Book Review: The Singing Winger by Colin Grainger and Hyder Jawad
In 1950 the United Kingdom had George VI on the throne, with Labour under Clement Atlee in power after winning a second term in February of that year. In the world of football in England, Portsmouth took the First Division title, Tottenham earned promotion to the top flight after winning the Second Division, whilst Arsenal won the FA Cup beating Liverpool 2-0 at Wembley. On the international front England slipped to a shock 1-0 defeat against the USA at the World Cup in Brazil. Later that year in October, a seventeen year old lad from Yorkshire called Colin Grainger, pulled on his boots to make his Football League debut for Wrexham in the Third Division North.
Now it is not a name that will be familiar to many, but during his career, Grainger became a household name in not just one field, but two. In terms of his football exploits, the winger/outside left, came to play seven internationals for England, scoring two goals on his debut against Brazil at Wembley and as a singer he toured the country up until 1970, even releasing a record in 1958 and appearing on the bill with The Beatles. This dual success lead to his show billing as The Singing Winger – and taken as the title of this interesting book.
Grainger with journalist Hyder Jawad detail life on the pitch and on stage in chronological chapters (from 1933 to the present), with a brief introduction (Exordium) in which Grainger pays tribute to his parents and his family. The debt of gratitude that Grainger feels to his mother and father is evident throughout the book, typified by the recurring phrase, “Son, no way you’re ever going a pit.” Football was in the Grainger genes, with brother Jack, having a career at Rotherham United, Lincoln City and Burton Albion, and cousins Jack and Dennis Grainger and Edwin Holliday all playing professional football.
Given that Grainger is looking back on his life, is it no surprise that this is a very reflective book. The world described is a very different one not only on the pitch but in the wider context of everyday life in Britain. In terms of the football story, the reader is taken to the highs of his career as an England International, where all his seven caps were earned in an eleven month period, through his journey and lows of injury that saw his play in all four divisions of the professional game with, Wrexham, Sheffield United, Sunderland, Leeds United, Port Vale and Doncaster Rovers. Grainger continued his career in non-league allowing him a quite unique record of playing in the FA Cup, League Cup, FA Trophy and FA Vase.
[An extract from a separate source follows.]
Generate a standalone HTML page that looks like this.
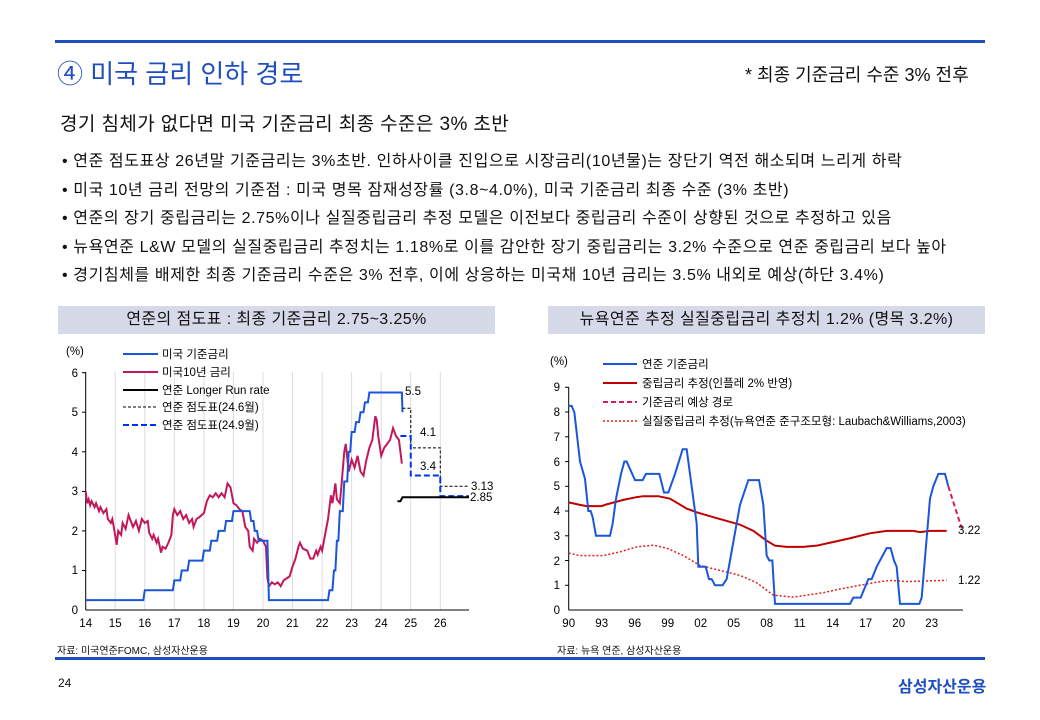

Within his football career there are some interesting insights, with Grainger quite open about the illegal signing-on fees prevalent at the time, an honesty about the managers and players from his era and some observations of Brian Clough and Peter Taylor, long before their management success with Derby County and Nottingham Forest.
If there is a criticism of the book, is it that as a reader an expansion and further exploration of some of the footballing tales and indeed Grainger’s time on stage in the music business, would have added to the enjoyment. However, essentially this is an intriguing look at a unique career that simply wouldn’t be possible in the modern era.